23. Die Küchenkommission bei Kriegsgefangenen übernimmt unter der Kontrolle des Zahlmeisters am Gefangenenheim die Verwaltung der Küche.
    Sie fertigt die Speisekarte für die Weche an, empfängt die Eszwaren im Rohzustande von dem Zahlmeister und überwacht die Mannschaft vom Küchendienst.
    Sie sorgt für die Zubereitung und Verteilung der Speisen, für die Aufbewahrung der Küchengeschirre und -Gerätschaften sowie die Reinigung des Küchenraumes.

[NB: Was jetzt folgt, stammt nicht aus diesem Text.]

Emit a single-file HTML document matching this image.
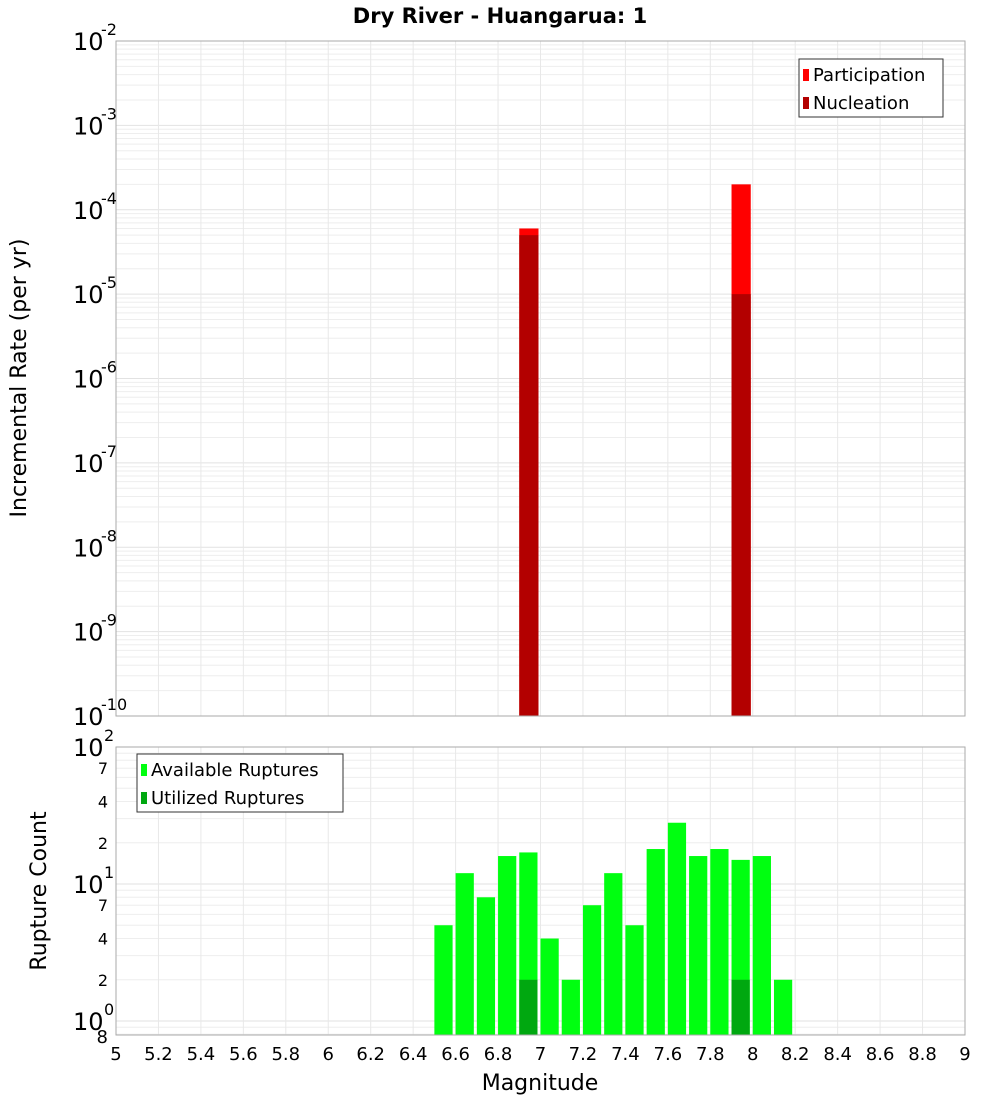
<!DOCTYPE html>
<html><head><meta charset="utf-8"><style>
body{margin:0;background:#fff;font-family:"DejaVu Sans","Liberation Sans",sans-serif}
svg text{font-family:"DejaVu Sans","Liberation Sans",sans-serif}
</style></head><body>
<svg id="c" width="1000" height="1100" xmlns="http://www.w3.org/2000/svg" data-name="magnitude-chart" data-interactable="false"></svg>
<script>
const binCenters=[6.55,6.65,6.75,6.85,6.95,7.05,7.15,7.25,7.35,7.45,7.55,7.65,7.75,7.85,7.95,8.05,8.15];
const available=[5,12,8,16,17,4,2,7,12,5,18,28,16,18,15,16,2];
const utilized=[0,0,0,0,2,0,0,0,0,0,0,0,0,0,2,0,0];
const rateBins=[6.95,7.95];
const participation=[6e-5,2e-4];
const nucleation=[5e-5,1e-5];
const xTicks=[5,5.2,5.4,5.6,5.8,6,6.2,6.4,6.6,6.8,7,7.2,7.4,7.6,7.8,8,8.2,8.4,8.6,8.8,9];
const topDecades=[-10,-9,-8,-7,-6,-5,-4,-3,-2];
const botMinorLabels=[2,4,7,20,40,70];

const svg=document.getElementById('c');const NS='http://www.w3.org/2000/svg';
function el(t,a,p){const e=document.createElementNS(NS,t);for(const k in a)e.setAttribute(k,a[k]);(p||svg).appendChild(e);return e;}
const X0=116,X1=965;
const x=v=>X0+(v-5)/4*(X1-X0);
const T0=41,T1=716; const yT=v=>T0+(-2-Math.log10(v))/8*(T1-T0);
const B0=747,B1=1035; const D=137; const yB=v=>B0+(2-Math.log10(v))*D;

// title
let t=el('text',{x:500,y:23,'text-anchor':'middle','font-size':21,'font-weight':'bold'});t.textContent='Dry River - Huangarua: 1';
t.setAttribute('data-name','chart-title');t.setAttribute('data-interactable','false');

function grid(y0,y1,yf,lo,hi,name){
  const g=el('g',{});g.setAttribute('data-name',name);g.setAttribute('data-interactable','false');
  for(let d=lo;d<hi;d++)for(let m=1;m<10;m++){const yy=yf(m*Math.pow(10,d));if(yy>=y0&&yy<=y1)el('line',{x1:X0,x2:X1,y1:yy,y2:yy,stroke:m==1?'#e2e2e2':'#eeeeee'},g);}
  xTicks.forEach(v=>el('line',{x1:x(v),x2:x(v),y1:y0,y2:y1,stroke:'#e8e8e8'},g));
}
grid(T0,T1,yT,-10,-2,'top-grid');
grid(B0,B1,yB,-1,2,'bottom-grid');

// top bars
const bw=0.1*(X1-X0)/4;
rateBins.forEach((c,i)=>{
  let r=el('rect',{x:x(c-0.05),width:bw-2,y:yT(participation[i]),height:T1-yT(participation[i]),fill:'#ff0000'});
  r.setAttribute('data-name','participation-bar');r.setAttribute('data-interactable','false');
  r=el('rect',{x:x(c-0.05),width:bw-2,y:yT(nucleation[i]),height:T1-yT(nucleation[i]),fill:'#b30000'});
  r.setAttribute('data-name','nucleation-bar');r.setAttribute('data-interactable','false');
});
// bottom bars
binCenters.forEach((c,i)=>{
  let r=el('rect',{x:x(c-0.05),width:bw-3,y:yB(available[i]),height:B1-yB(available[i]),fill:'#00ff10'});
  r.setAttribute('data-name','available-bar');r.setAttribute('data-interactable','false');
  if(utilized[i]>0){r=el('rect',{x:x(c-0.05),width:bw-3,y:yB(utilized[i]),height:B1-yB(utilized[i]),fill:'#00a810'});
  r.setAttribute('data-name','utilized-bar');r.setAttribute('data-interactable','false');}
});
// frames
el('rect',{x:X0,y:T0,width:X1-X0,height:T1-T0,fill:'none',stroke:'#aaa'}).setAttribute('data-name','top-plot-frame');
el('rect',{x:X0,y:B0,width:X1-X0,height:B1-B0,fill:'none',stroke:'#aaa'}).setAttribute('data-name','bottom-plot-frame');

// top y labels
topDecades.forEach(d=>{
  const yy=yT(Math.pow(10,d));
  const tx=el('text',{x:73,y:yy+9,'font-size':24});tx.textContent='10';
  tx.setAttribute('data-name','top-y-tick');tx.setAttribute('data-interactable','false');
  const s=el('text',{x:101,y:yy-6,'font-size':16});s.textContent=String(d);
  s.setAttribute('data-name','top-y-tick-exp');s.setAttribute('data-interactable','false');
});
// bottom y labels
[[100,'2'],[10,'1'],[1,'0']].forEach(([v,e])=>{
  const yy=yB(v);
  const tx=el('text',{x:73,y:yy+9,'font-size':24});tx.textContent='10';
  tx.setAttribute('data-name','bottom-y-tick');tx.setAttribute('data-interactable','false');
  const s=el('text',{x:104,y:yy-6,'font-size':16});s.textContent=e;
  s.setAttribute('data-name','bottom-y-tick-exp');s.setAttribute('data-interactable','false');
});
botMinorLabels.forEach(v=>{
  const tx=el('text',{x:108,y:yB(v)+6,'font-size':16,'text-anchor':'end'});tx.textContent=String(v>10?v/10:v);
  tx.setAttribute('data-name','bottom-y-minor-tick');tx.setAttribute('data-interactable','false');
});
let e8=el('text',{x:108,y:1043,'font-size':18,'text-anchor':'end'});e8.textContent='8';
e8.setAttribute('data-name','bottom-y-minor-tick');e8.setAttribute('data-interactable','false');
// x labels
xTicks.forEach(v=>{
  const tx=el('text',{x:x(v),y:1060,'font-size':18,'text-anchor':'middle'});tx.textContent=String(v);
  tx.setAttribute('data-name','x-tick-label');tx.setAttribute('data-interactable','false');
});
t=el('text',{x:540,y:1090,'font-size':22,'text-anchor':'middle'});t.textContent='Magnitude';
t.setAttribute('data-name','x-axis-title');t.setAttribute('data-interactable','false');
t=el('text',{x:0,y:0,'font-size':22,'text-anchor':'middle',transform:'translate(26,378) rotate(-90)'});t.textContent='Incremental Rate (per yr)';
t.setAttribute('data-name','top-y-axis-title');t.setAttribute('data-interactable','false');
t=el('text',{x:0,y:0,'font-size':22,'text-anchor':'middle',transform:'translate(46,891) rotate(-90)'});t.textContent='Rupture Count';
t.setAttribute('data-name','bottom-y-axis-title');t.setAttribute('data-interactable','false');

// legends
function legend(lx,ly,w,items,name){
  const g=el('g',{});g.setAttribute('data-name',name);g.setAttribute('data-interactable','false');
  el('rect',{x:lx,y:ly,width:w,height:58,fill:'#fff',stroke:'#333'},g);
  items.forEach(([c,txt],i)=>{
    el('rect',{x:lx+4,y:ly+10+i*28,width:6,height:12,fill:c},g);
    const tx=el('text',{x:lx+14,y:ly+22+i*28,'font-size':18},g);tx.textContent=txt;
    tx.setAttribute('data-name','legend-entry');tx.setAttribute('data-interactable','false');
  });
}
legend(799,59,144,[['#ff0000','Participation'],['#b30000','Nucleation']],'top-legend');
legend(137,754,206,[['#00ff10','Available Ruptures'],['#00a810','Utilized Ruptures']],'bottom-legend');
</script>
</body></html>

24. Jeder musz für Verhütung vor Feuersbrunst sorgen und die Folgenden beobachten.
    a. Streichhölzern, Zigarren- und Zigarettenresten dürfen nicht auszer den Behältern weggeworfen werden.
    b. Auf dem Quartierhofe ist Rauchen verboten.
    c. Der Unteroffizier vom Innendienst sorgt dafür, dasz das Feuer in den Feuerbecken der Mannschafträume 1/4 Stunde vor dem Abendapell gelöscht wird.
25. Bei Feuerausbruch greifen die Nächststehenden nach den Feuerlöschapparaten und geben sich Mühe zu löschen. Dabei ist die Wache durch den Ausruf "Kaji! Kaji!" sofort zu benachrichtigen.
26. Zur Ubermitterung der Befehlen und Meldungen an die Kriegsgefangenen findet eine Versammlung um nachmittags 2 Uhr statt.
    Der Offizier vom Dienst (durch den rangältesten Offizier angewiesen), alle Unteroffiziere und Mannschaften vom Dienst versammeln sich um nachmittags 1.50 Uhr vor das Geschäftszimmer des Gefangenenheims.